Quote the whole listing exactly. Leave the pictures out of your copy.
====
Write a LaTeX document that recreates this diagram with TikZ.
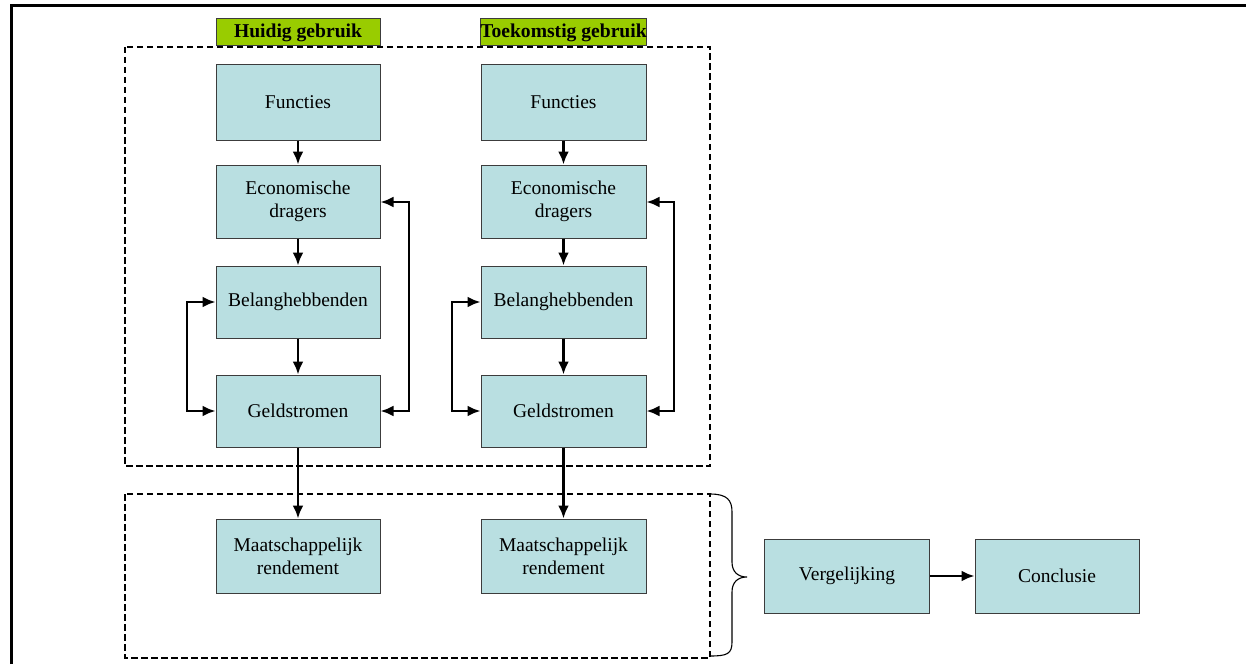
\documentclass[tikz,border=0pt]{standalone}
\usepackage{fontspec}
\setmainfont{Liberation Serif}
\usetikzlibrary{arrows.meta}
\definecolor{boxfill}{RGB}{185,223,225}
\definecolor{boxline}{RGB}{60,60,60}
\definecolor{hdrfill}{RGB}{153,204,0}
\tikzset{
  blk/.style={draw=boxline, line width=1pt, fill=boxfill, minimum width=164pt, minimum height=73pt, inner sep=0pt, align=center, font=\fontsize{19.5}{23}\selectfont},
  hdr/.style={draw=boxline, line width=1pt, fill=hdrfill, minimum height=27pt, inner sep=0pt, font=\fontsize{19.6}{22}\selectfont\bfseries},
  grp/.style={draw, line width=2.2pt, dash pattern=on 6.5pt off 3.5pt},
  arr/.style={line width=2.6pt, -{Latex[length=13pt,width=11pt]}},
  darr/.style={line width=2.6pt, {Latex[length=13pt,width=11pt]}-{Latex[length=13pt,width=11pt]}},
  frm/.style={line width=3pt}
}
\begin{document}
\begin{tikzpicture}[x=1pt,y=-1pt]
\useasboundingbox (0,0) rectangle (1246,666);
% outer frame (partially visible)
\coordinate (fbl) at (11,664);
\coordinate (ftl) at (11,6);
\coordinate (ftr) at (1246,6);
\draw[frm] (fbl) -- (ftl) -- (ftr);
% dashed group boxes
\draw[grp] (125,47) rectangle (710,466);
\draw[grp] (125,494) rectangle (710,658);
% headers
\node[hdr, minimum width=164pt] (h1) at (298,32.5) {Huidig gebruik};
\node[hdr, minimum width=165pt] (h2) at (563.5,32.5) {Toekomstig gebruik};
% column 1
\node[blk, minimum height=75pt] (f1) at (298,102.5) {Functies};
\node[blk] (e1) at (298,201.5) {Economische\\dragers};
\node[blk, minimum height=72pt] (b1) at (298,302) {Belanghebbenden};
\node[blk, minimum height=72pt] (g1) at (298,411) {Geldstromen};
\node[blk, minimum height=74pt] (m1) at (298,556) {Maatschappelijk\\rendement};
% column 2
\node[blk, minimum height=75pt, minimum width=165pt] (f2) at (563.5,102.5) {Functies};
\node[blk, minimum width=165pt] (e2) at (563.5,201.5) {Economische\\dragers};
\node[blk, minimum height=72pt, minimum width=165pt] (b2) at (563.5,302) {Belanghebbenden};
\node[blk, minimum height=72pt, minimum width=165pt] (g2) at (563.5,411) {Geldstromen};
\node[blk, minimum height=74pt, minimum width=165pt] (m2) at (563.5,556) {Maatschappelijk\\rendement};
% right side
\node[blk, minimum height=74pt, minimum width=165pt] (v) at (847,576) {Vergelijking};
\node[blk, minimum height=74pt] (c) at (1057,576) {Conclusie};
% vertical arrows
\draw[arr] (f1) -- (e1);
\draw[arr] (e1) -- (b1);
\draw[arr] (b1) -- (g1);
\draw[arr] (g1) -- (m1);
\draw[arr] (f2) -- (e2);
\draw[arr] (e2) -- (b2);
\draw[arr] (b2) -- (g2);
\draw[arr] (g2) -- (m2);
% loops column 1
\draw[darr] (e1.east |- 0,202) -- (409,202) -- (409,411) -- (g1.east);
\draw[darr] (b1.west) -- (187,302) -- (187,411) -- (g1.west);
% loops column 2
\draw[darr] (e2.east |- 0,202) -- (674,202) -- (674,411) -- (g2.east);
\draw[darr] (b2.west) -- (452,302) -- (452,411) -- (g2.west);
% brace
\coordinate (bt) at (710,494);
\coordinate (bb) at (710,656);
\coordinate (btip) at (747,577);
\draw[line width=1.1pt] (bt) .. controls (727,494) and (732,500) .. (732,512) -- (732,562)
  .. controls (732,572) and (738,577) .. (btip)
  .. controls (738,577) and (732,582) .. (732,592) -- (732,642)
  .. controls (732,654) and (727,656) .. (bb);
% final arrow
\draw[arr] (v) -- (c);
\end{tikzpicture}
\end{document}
====
▸ Reply:
Write a LaTeX document that recreates this diagram with TikZ.
\documentclass[tikz,border=0pt]{standalone}
\usepackage{fontspec}
\setmainfont{Liberation Serif}
\usetikzlibrary{arrows.meta}
\definecolor{boxfill}{RGB}{185,223,225}
\definecolor{boxline}{RGB}{60,60,60}
\definecolor{hdrfill}{RGB}{153,204,0}
\tikzset{
  blk/.style={draw=boxline, line width=1pt, fill=boxfill, minimum width=164pt, minimum height=73pt, inner sep=0pt, align=center, font=\fontsize{19.5}{23}\selectfont},
  hdr/.style={draw=boxline, line width=1pt, fill=hdrfill, minimum height=27pt, inner sep=0pt, font=\fontsize{19.6}{22}\selectfont\bfseries},
  grp/.style={draw, line width=2.2pt, dash pattern=on 6.5pt off 3.5pt},
  arr/.style={line width=2.6pt, -{Latex[length=13pt,width=11pt]}},
  darr/.style={line width=2.6pt, {Latex[length=13pt,width=11pt]}-{Latex[length=13pt,width=11pt]}},
  frm/.style={line width=3pt}
}
\begin{document}
\begin{tikzpicture}[x=1pt,y=-1pt]
\useasboundingbox (0,0) rectangle (1246,666);
% outer frame (partially visible)
\coordinate (fbl) at (11,664);
\coordinate (ftl) at (11,6);
\coordinate (ftr) at (1246,6);
\draw[frm] (fbl) -- (ftl) -- (ftr);
% dashed group boxes
\draw[grp] (125,47) rectangle (710,466);
\draw[grp] (125,494) rectangle (710,658);
% headers
\node[hdr, minimum width=164pt] (h1) at (298,32.5) {Huidig gebruik};
\node[hdr, minimum width=165pt] (h2) at (563.5,32.5) {Toekomstig gebruik};
% column 1
\node[blk, minimum height=75pt] (f1) at (298,102.5) {Functies};
\node[blk] (e1) at (298,201.5) {Economische\\dragers};
\node[blk, minimum height=72pt] (b1) at (298,302) {Belanghebbenden};
\node[blk, minimum height=72pt] (g1) at (298,411) {Geldstromen};
\node[blk, minimum height=74pt] (m1) at (298,556) {Maatschappelijk\\rendement};
% column 2
\node[blk, minimum height=75pt, minimum width=165pt] (f2) at (563.5,102.5) {Functies};
\node[blk, minimum width=165pt] (e2) at (563.5,201.5) {Economische\\dragers};
\node[blk, minimum height=72pt, minimum width=165pt] (b2) at (563.5,302) {Belanghebbenden};
\node[blk, minimum height=72pt, minimum width=165pt] (g2) at (563.5,411) {Geldstromen};
\node[blk, minimum height=74pt, minimum width=165pt] (m2) at (563.5,556) {Maatschappelijk\\rendement};
% right side
\node[blk, minimum height=74pt, minimum width=165pt] (v) at (847,576) {Vergelijking};
\node[blk, minimum height=74pt] (c) at (1057,576) {Conclusie};
% vertical arrows
\draw[arr] (f1) -- (e1);
\draw[arr] (e1) -- (b1);
\draw[arr] (b1) -- (g1);
\draw[arr] (g1) -- (m1);
\draw[arr] (f2) -- (e2);
\draw[arr] (e2) -- (b2);
\draw[arr] (b2) -- (g2);
\draw[arr] (g2) -- (m2);
% loops column 1
\draw[darr] (e1.east |- 0,202) -- (409,202) -- (409,411) -- (g1.east);
\draw[darr] (b1.west) -- (187,302) -- (187,411) -- (g1.west);
% loops column 2
\draw[darr] (e2.east |- 0,202) -- (674,202) -- (674,411) -- (g2.east);
\draw[darr] (b2.west) -- (452,302) -- (452,411) -- (g2.west);
% brace
\coordinate (bt) at (710,494);
\coordinate (bb) at (710,656);
\coordinate (btip) at (747,577);
\draw[line width=1.1pt] (bt) .. controls (727,494) and (732,500) .. (732,512) -- (732,562)
  .. controls (732,572) and (738,577) .. (btip)
  .. controls (738,577) and (732,582) .. (732,592) -- (732,642)
  .. controls (732,654) and (727,656) .. (bb);
% final arrow
\draw[arr] (v) -- (c);
\end{tikzpicture}
\end{document}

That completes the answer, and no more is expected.